An important distinction must be made between biological determiners and those who believed that the state had an important role in not only alleviating distress but in producing good citizens. Whereas White would have done nothing and allowed natural selection to follow its inevitable course, Charles Booth urged the state to initiate remedial action. Moreover, Booth, like so many late Victorians, used Darwinian language metaphorically rather than in a precise scientific way. At no point did he “suggest that progress or degeneracy were the product of irreversible biological mutation.” Nor was he a proponent of the belief “that degeneracy was hereditary in any physiological sense.” Although he referred to a “hereditary taint,” he constantly wrote about “the need to adopt policy measures to make transmission of bad characteristics from parents ‘less hereditary.’” Combining hard-headed realism with empathy, he believed that “individuals may be past cure; I cannot tell…but it does not in the least follow that the children will be past cure if properly educated.” He certainly would have endorsed the position of a physician, who spoke before the Royal Commission on the Feeble-Minded: “If you give me a free hand during infancy and from ten to eighteen years of age, I would give you a satisfactory race as a result.” What he meant was that if the state provided adequate resources to those trapped in abysmal circumstances, then it was possible to cut through their passive psychology and hopeless indifference to wider issues so that they could begin to manage their own affairs and assume the responsibility of citizenship. 

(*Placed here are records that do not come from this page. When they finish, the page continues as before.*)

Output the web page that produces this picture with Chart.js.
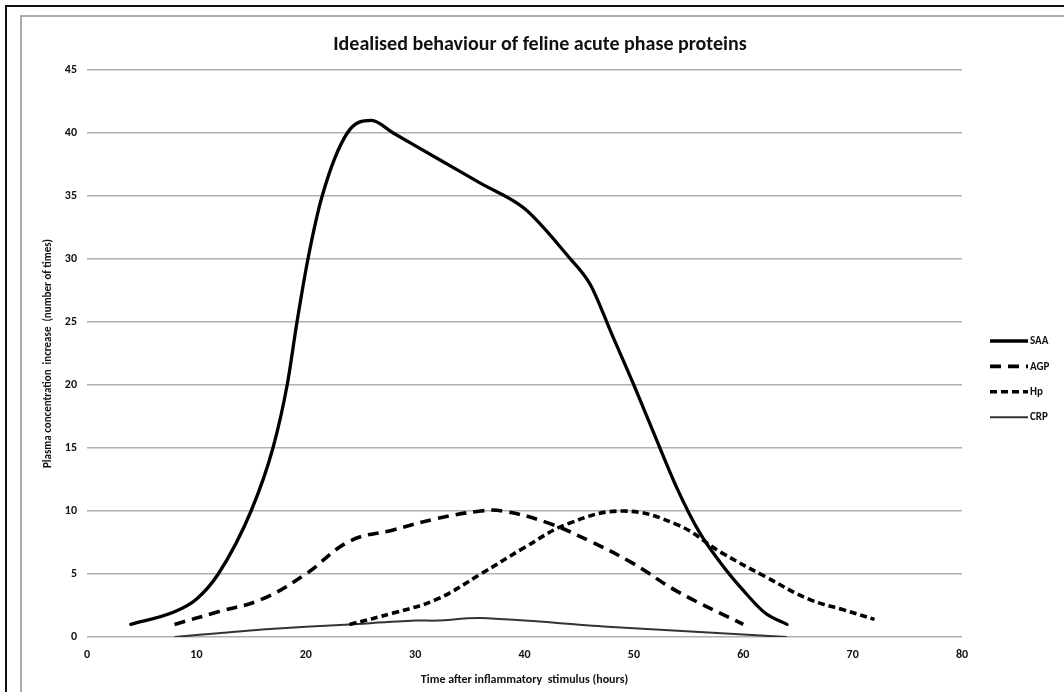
<!DOCTYPE html>
<html><head><meta charset="utf-8">
<script src="https://cdn.jsdelivr.net/npm/chart.js@4.4.1/dist/chart.umd.min.js"></script>
<style>
html,body{margin:0;padding:0;background:#fff;width:1064px;height:692px;overflow:hidden}
#outer{position:absolute;left:5px;top:5px;width:1059px;height:687px;border-top:2px solid #111;border-left:2px solid #111;box-sizing:border-box}
#inner{position:absolute;left:20px;top:15px;width:1044px;height:677px;border-top:2px solid #aaa;border-left:2px solid #aaa;box-sizing:border-box}
#wrap{position:absolute;left:0;top:0;width:1042px;height:675px}
</style></head><body>
<div id="outer"></div>
<div id="inner"><div id="wrap"><canvas id="c"></canvas></div></div>
<script>
const chartTitle = 'Idealised behaviour of feline acute phase proteins';
const xTitle = 'Time after inflammatory  stimulus (hours)';
const yTitle = 'Plasma concentration  increase  (number of times)';
const seriesNames = ['SAA', 'AGP', 'Hp', 'CRP'];

const saaHours  = [4, 8, 10, 12, 15, 17, 18.3, 19.2, 20.2, 21.5, 23.8, 26, 28, 32, 36, 40, 44, 46, 48, 50, 52, 54, 56, 58, 60, 62, 64];
const saaValues = [1, 2, 3, 5, 10, 15, 20, 25, 30, 35, 40, 41, 40, 38, 36, 34, 30.2, 28, 24, 20, 15.8, 11.7, 8.3, 5.8, 3.7, 1.9, 1];

const agpHours  = [8, 12, 16, 20, 24, 28, 32, 36, 38, 42, 46, 50, 54, 60];
const agpValues = [1, 2, 3, 5, 7.6, 8.5, 9.4, 10, 10, 9.1, 7.6, 5.8, 3.6, 1];

const hpHours  = [24, 28, 32, 36, 40, 44, 49, 54, 58, 62, 66, 69, 72];
const hpValues = [1, 1.9, 3, 5, 7.1, 9, 10, 8.9, 6.7, 4.8, 3, 2.2, 1.4];

const crpHours  = [8, 12, 16, 24, 30, 32, 36, 48, 64];
const crpValues = [0, 0.3, 0.6, 1, 1.3, 1.3, 1.5, 0.8, 0];

const xTicks = [0, 10, 20, 30, 40, 50, 60, 70, 80];
const yTicks = [0, 5, 10, 15, 20, 25, 30, 35, 40, 45];

const pts = (xs, ys) => xs.map((x, i) => ({x: x, y: ys[i]}));
const FONT = "Carlito, 'Liberation Sans Narrow', 'DejaVu Sans Condensed', sans-serif";

const sideLegend = {
  id: 'sideLegend',
  afterDraw(chart) {
    const ctx = chart.ctx, a = chart.chartArea;
    const x0 = a.right + 28, len = 38;
    chart.data.datasets.forEach((ds, i) => {
      const y = a.top + 271 + i * 25.4;
      ctx.save();
      ctx.strokeStyle = ds.borderColor;
      ctx.lineWidth = ds.borderWidth;
      ctx.setLineDash(ds.borderDash || []);
      ctx.beginPath(); ctx.moveTo(x0, y); ctx.lineTo(x0 + len, y); ctx.stroke();
      ctx.setLineDash([]);
      ctx.fillStyle = '#111';
      ctx.font = "bold 11px " + FONT;
      ctx.textBaseline = 'middle';
      ctx.fillText(ds.label, x0 + len + 2, y + 0.5);
      ctx.restore();
    });
  }
};

new Chart(document.getElementById('c'), {
  type: 'line',
  data: {
    datasets: [
      {label: seriesNames[0], data: pts(saaHours, saaValues), borderColor: '#000', borderWidth: 3.3, cubicInterpolationMode: 'monotone', pointRadius: 0, borderCapStyle: 'round'},
      {label: seriesNames[1], data: pts(agpHours, agpValues), borderColor: '#000', borderWidth: 3.6, borderDash: [11, 7], tension: 0.4, pointRadius: 0},
      {label: seriesNames[2], data: pts(hpHours, hpValues), borderColor: '#000', borderWidth: 3.6, borderDash: [7, 4], tension: 0.4, pointRadius: 0},
      {label: seriesNames[3], data: pts(crpHours, crpValues), borderColor: '#333', borderWidth: 2, tension: 0.3, pointRadius: 0}
    ]
  },
  options: {
    responsive: true, maintainAspectRatio: false, animation: false,
    layout: {padding: {left: 20, right: 26, top: 0, bottom: 5}},
    plugins: {
      legend: {display: false},
      tooltip: {enabled: false},
      title: {display: true, text: chartTitle, color: '#111', font: {family: FONT, size: 20, weight: 'bold'}, padding: {top: 16, bottom: 13}}
    },
    scales: {
      x: {
        type: 'linear', min: 0, max: 80,
        afterBuildTicks: s => { s.ticks = xTicks.map(v => ({value: v})); },
        afterFit: s => { s.height = 50; },
        grid: {display: false, drawTicks: false},
        border: {display: false},
        ticks: {color: '#111', padding: 11, font: {family: FONT, size: 12, weight: 'bold'}, maxRotation: 0},
        title: {display: true, text: xTitle, color: '#111', padding: {top: 3, bottom: 0}, font: {family: FONT, size: 12, weight: 'bold'}}
      },
      y: {
        min: 0, max: 45,
        afterBuildTicks: s => { s.ticks = yTicks.map(v => ({value: v})); },
        afterFit: s => { s.width = 45; },
        grid: {color: '#b0b0b0', lineWidth: 1.5, drawTicks: false},
        border: {display: false},
        ticks: {color: '#111', padding: 10, font: {family: FONT, size: 12, weight: 'bold'}},
        title: {display: true, text: yTitle, color: '#111', padding: {top: 0, bottom: 3}, font: {family: FONT, size: 11, weight: 'bold'}}
      },
      legendSpace: {
        position: 'right', min: 0, max: 1,
        afterFit: s => { s.width = 76; },
        grid: {display: false, drawTicks: false},
        border: {display: false},
        ticks: {display: false}
      }
    }
  },
  plugins: [sideLegend]
});
</script>
</body></html>
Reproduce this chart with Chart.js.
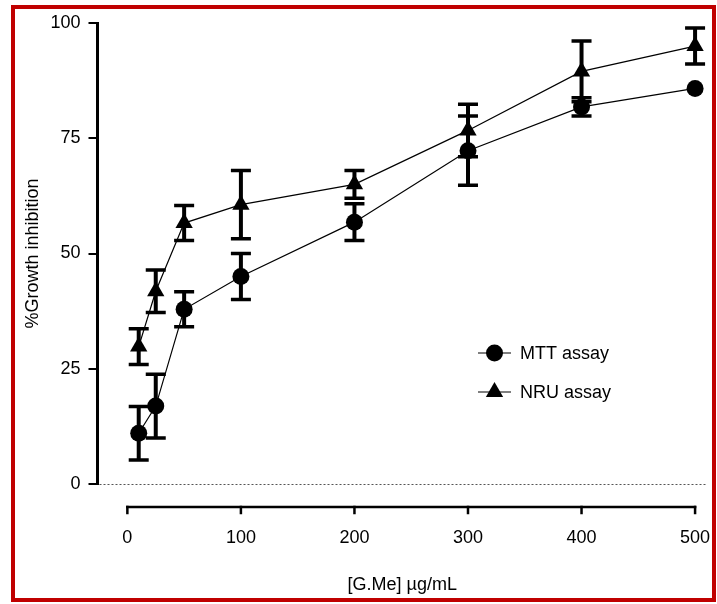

Not only did he repudiate social Darwinism, Booth was a New Liberal committed to private philanthropy and strong remedial action by the state. Housing regulations were needed to ensure that landlords were responsible for the safety of their buildings, and employers had to take responsibility in the workplace. In an extraordinary outburst, he wrote:

For the State to nurse the helpless and incompetent as we in our families nurse the old, the
young and the sick, and provide for those who are not competent to provide for themselves may seem an impossible undertaking. BUT NOTHING LESS THAN THIS WILL ENABLE
SELF RESPECTING LABOUR TO OBTAIN ITS FULL REMUNERATION AND THE
NATION ITS RAISED STANDARD OF LIFE.     
 
Booth’s exhortation to the State occurred at a time when the transition from the laissez-faire liberalism to a more positive state intervention in the regulation of economic and social welfare was beginning. Reformers who linked national strength with domestic social issuespoverty, health, education and immigrationwould see their efforts rewarded in the Liberal Party election of 1906. Its platform of a social welfare program included meals for poor children, childhood medical checkups and the social education of mothers by midwives and health visitors. The caveat remains that like so many liberals, who were abandoning non-state involvement for social reform, he was also encouraging the state to interfere in the lives of people, particularly those he deemed dangerous in the East End slums. Booth’s recommendations about labour colonies and work camps were intimidating if not coercive. Paternalism, perhaps more than democracy, underpinned the New Liberalism.